Dr. Moreno’s team reasoned that the same cell comparison mechanisms that act to clear substandard cells during normal aging could feasibly also be involved in diseases of accelerated aging, such as AD, Parkinson’s disease, or Huntington’s disease. “This had never been tested”, he said, so the scientists collaborated with Christa Rhiner, Ph.D.’s team at the CCU’s Stem Cells and Regeneration lab, to look more closely at the hallmarks of AD in a fruit fly model of the disease that expresses human amyloid-β protein, and which develop symptoms and brain pathologies that are similar to those in human AD patients. These transgenic animals “… showed loss of long-term memory, accelerated aging of the brain and motor coordination problems, all of which got worse with age,” noted Dr. Rhiner.

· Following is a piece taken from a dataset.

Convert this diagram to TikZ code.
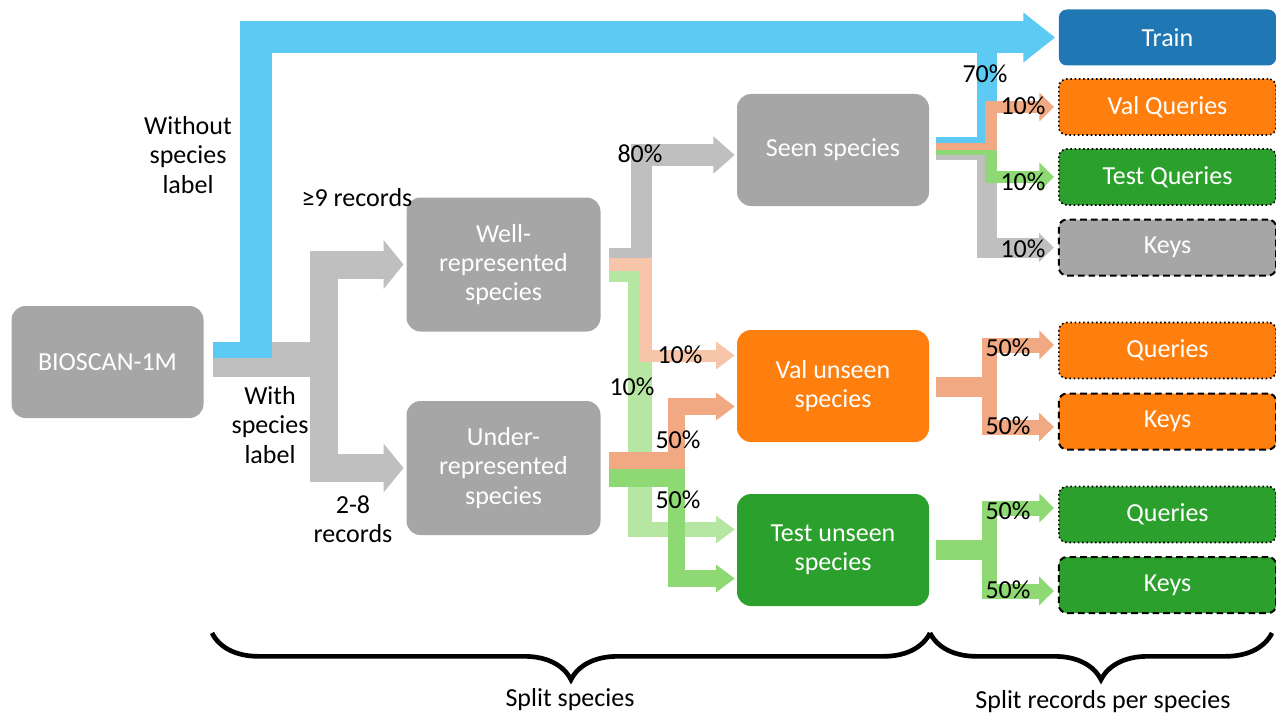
\documentclass[tikz,border=0pt]{standalone}
\usepackage{fontspec}
\setmainfont{Carlito}
\usetikzlibrary{arrows.meta,decorations.pathreplacing,calc}
\definecolor{boxgray}{HTML}{A6A6A6}
\definecolor{bandgray}{HTML}{BFBFBF}
\definecolor{bandblue}{HTML}{5DCAF4}
\definecolor{trainblue}{HTML}{1F77B4}
\definecolor{valorange}{HTML}{FF7F0E}
\definecolor{testgreen}{HTML}{2CA02C}
\definecolor{bandsalmon}{HTML}{F1A983}
\definecolor{bandsalmonlt}{HTML}{F7C6AA}
\definecolor{bandgreen}{HTML}{8ED973}
\definecolor{bandgreenlt}{HTML}{B5E6A2}
\begin{document}
\begin{tikzpicture}[x=0.75pt,y=-0.75pt,
    font=\fontsize{19.5}{22}\selectfont,
    box/.style={rectangle,rounded corners=10.5pt,fill=boxgray,text=white,align=center,minimum width=144pt,minimum height=84pt,inner sep=2pt},
    outbox/.style={rectangle,rounded corners=6pt,text=white,minimum width=163pt,minimum height=42pt},
    qbox/.style={outbox,draw=black,dotted,line width=1.2pt},
    kbox/.style={outbox,draw=black,dash pattern=on 5pt off 3pt,line width=1.5pt},
    band/.style={line width=#1,line join=miter},
    tipxl/.style={-{Triangle[width=36pt,length=24pt]},shorten >=2.5pt},
    tipl/.style={-{Triangle[width=36pt,length=15pt]},shorten >=2pt},
    tipm/.style={-{Triangle[width=20pt,length=14pt]},shorten >=1.5pt},
    tips/.style={-{Triangle[width=21pt,length=11pt]},shorten >=3pt},
    pct/.style={inner sep=0pt}]
    \useasboundingbox (0,0) rectangle (1276,713);
    % boxes
    \node[box] (bioscan) at (107.5,362) {BIOSCAN-1M};
    \node[box,minimum width=145.5pt,minimum height=100.5pt] (well) at (503.5,264.5) {Well-\\represented\\species};
    \node[box,minimum width=145.5pt,minimum height=100.5pt] (under) at (503.5,468) {Under-\\represented\\species};
    \node[box] (seen) at (833,150) {Seen species};
    \node[box,fill=valorange] (valun) at (833,386) {Val unseen\\species};
    \node[box,fill=testgreen] (testun) at (833,550) {Test unseen\\species};
    \node[outbox,fill=trainblue] (train) at (1167.5,37.5) {Train};
    \node[qbox,fill=valorange] (valq) at (1167.5,107) {Val Queries};
    \node[qbox,fill=testgreen] (testq) at (1167.5,177) {Test Queries};
    \node[kbox,fill=boxgray] (keys) at (1167.5,247.5) {Keys};
    \node[qbox,fill=valorange] (valunq) at (1167.5,350.5) {Queries};
    \node[kbox,fill=valorange] (valunk) at (1167.5,421.5) {Keys};
    \node[qbox,fill=testgreen] (testunq) at (1167.5,514.5) {Queries};
    \node[kbox,fill=testgreen] (testunk) at (1167.5,585) {Keys};

    % BIOSCAN-1M split
    \draw[band=26.25pt,bandgray] ($(bioscan.east)+(9,-2.5)$) -- (338,359.5);
    \draw[band=21pt,bandgray,tipl] (324,359.5) |- (well.west);
    \draw[band=21pt,bandgray,tipl] (324,359.5) |- (under.west);
    \draw[band=12pt,bandblue] ($(bioscan.east)+(9,-12)$) -- (271,350);
    \draw[band=24pt,bandblue,tipxl] (255.5,358) |- (train.west);

    % well-represented
    \draw[band=8.25pt,bandgreenlt] ($(well.east)+(8,12)$) -- (640,276.5);
    \draw[band=18pt,bandgreenlt] (640,271) -- (640,537);
    \draw[band=11.25pt,bandgreenlt,tipm] (640,529.5) -- (testun.west |- 0,529.5);
    \draw[band=9.75pt,bandsalmonlt] ($(well.east)+(8,0)$) -- (652,264.5);
    \draw[band=9pt,bandsalmonlt,tipm] (646,269) |- (valun.west |- 0,355.5);
    \draw[band=7.5pt,bandgray] ($(well.east)+(8,-11.5)$) -- (652,253);
    \draw[band=15.75pt,bandgray,-{Triangle[width=27pt,length=16pt]},shorten >=1.5pt] (641.5,258) |- (seen.west |- 0,155);

    % under-represented
    \draw[band=12.75pt,bandsalmon,tipm] ($(under.east)+(8,-7.5)$) -| (676.5,406.5) -- (valun.west |- 0,406.5);
    \draw[band=13pt,bandgreen,tipm] ($(under.east)+(8,10)$) -| (676.5,578.5) -- (testun.west |- 0,578.5);

    % seen species
    \draw[band=4.5pt,bandblue] ($(seen.east)+(7,-10)$) -- (997,140);
    \draw[band=15pt,bandblue] (987,143) -- (987,50);
    \draw[band=3.75pt,bandgray] ($(seen.east)+(7,7.5)$) -- (997,157.5);
    \draw[band=15pt,bandgray,tips] (987,155) |- (keys.west);
    \draw[band=3.75pt,bandgreen] ($(seen.east)+(7,2.5)$) -- (997,152.5);
    \draw[band=9pt,bandgreen,tips] (991,150) |- (testq.west);
    \draw[band=5.25pt,bandsalmon] ($(seen.east)+(7,-3.5)$) -- (997,146.5);
    \draw[band=9pt,bandsalmon,tips] (991,150) |- (valq.west);

    % unseen species
    \draw[band=15pt,bandsalmon] ($(valun.east)+(7,1)$) -- (997,387);
    \draw[band=11.25pt,bandsalmon,tips] (989.5,387) |- (valunq.west |- 0,345);
    \draw[band=11.25pt,bandsalmon,tips] (989.5,387) |- (valunk.west |- 0,427);
    \draw[band=15pt,bandgreen] ($(testun.east)+(7,0)$) -- (997,550);
    \draw[band=11.25pt,bandgreen,tips] (989.5,550) |- (testunq.west |- 0,508);
    \draw[band=11.25pt,bandgreen,tips] (989.5,550) |- (testunk.west |- 0,591);

    % labels
    \node[align=center] (nolabel) at (188,155) {Without\\species\\label};
    \node[align=center] (withlabel) at (270,425) {With\\species\\label};
    \node (many) at (357,198) {≥9 records};
    \node[align=center] (few) at (353,519) {2-8\\records};
    \node[pct] (p80) at (640,154) {80\%};
    \node[pct] (p10w) at (680,355) {10\%};
    \node[pct] (p10u) at (632,387) {10\%};
    \node[pct] (p50v) at (678,440) {50\%};
    \node[pct] (p50t) at (678,500) {50\%};
    \node[pct] (p70) at (985,74) {70\%};
    \node[pct] (p10a) at (1023,106) {10\%};
    \node[pct] (p10b) at (1023,182) {10\%};
    \node[pct] (p10c) at (1023,249) {10\%};
    \node[pct] (p50a) at (1008,348) {50\%};
    \node[pct] (p50b) at (1008,426) {50\%};
    \node[pct] (p50c) at (1008,511) {50\%};
    \node[pct] (p50d) at (1008,590) {50\%};

    % braces
    \coordinate (b0) at (212,633);
    \coordinate (b1) at (930,633);
    \coordinate (b2) at (1272,633);
    \draw[line width=3.5pt,decorate,decoration={brace,mirror,amplitude=35pt}] (b0) -- (b1);
    \draw[line width=3.5pt,decorate,decoration={brace,mirror,amplitude=35pt}] (b1) -- (b2);
    \node (splitsp) at (570,700) {Split species};
    \node (splitrec) at (1103,702) {Split records per species};
\end{tikzpicture}
\end{document}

The team’s initial studies suggested that neuronal expression of amyloid-β in the flies neurons changed the cells’ fitness, and induced cell elimination. When the researchers then blocked this naturally occurring neuronal fitness process that culls the cells, the animals exhibited worse memory problems, worse motor coordination, and faster neurodegeneration and mortality. “When we started, the current view was that neuronal death must be always detrimental,” said Dina Coelho, Ph.D., first author of the researchers’ study. “And much to our surprise, we found that neuronal death actually counteracts the disease.”
In contrast, boosting the process of fitness comparison speeded the death of unfit neurons, which resulted in the recovery of the AD-modelling amyloid-β-expressing flies. “The flies almost behaved like normal flies with regard to memory formation, locomotive behavior, and learning” at a time point when the control AD flies were already strongly affected, Dr. Rhiner noted.
The researchers’ results suggest that cell competition is still active in AD, and can help to hold back disease progression by eliminating affected neurons. “Our results suggest that that the toxic effects of a given peptide correlate directly with the level of neuronal competition and death it induces,” the authors wrote.
“… the neuronal death protects the brain from more widespread damage and therefore the neuronal loss is not what is bad, it is worse not to let those neurons die,” Dr. Moreno suggested. He acknowledged that the team’s observations about neuronal cell death in the fruit fly AD model can’t directly be extrapolated to humans, so far more research will be needed.
Nevertheless, the results could have important clinical implications, he commented. “Some molecules have already been identified as potential inhibitors of cell suicide, and some experimental drugs exist, and are being tested which inhibit those inhibitors of cell death, therefore accelerating neuronal death. ”
“Surprisingly, we found that neuronal death had a beneficial effect against β-amyloid-dependent cognitive and motor decline,” the authors concluded. “This finding challenges the commonly accepted idea that neuronal death is detrimental at all stages of the disease progression. We found that most amyloid-induced neuronal apoptosis is beneficial and likely acts to remove damaged and/or dysfunctional neurons in an attempt to protect neural circuits from aberrant neuronal activation and impaired synaptic transmission.”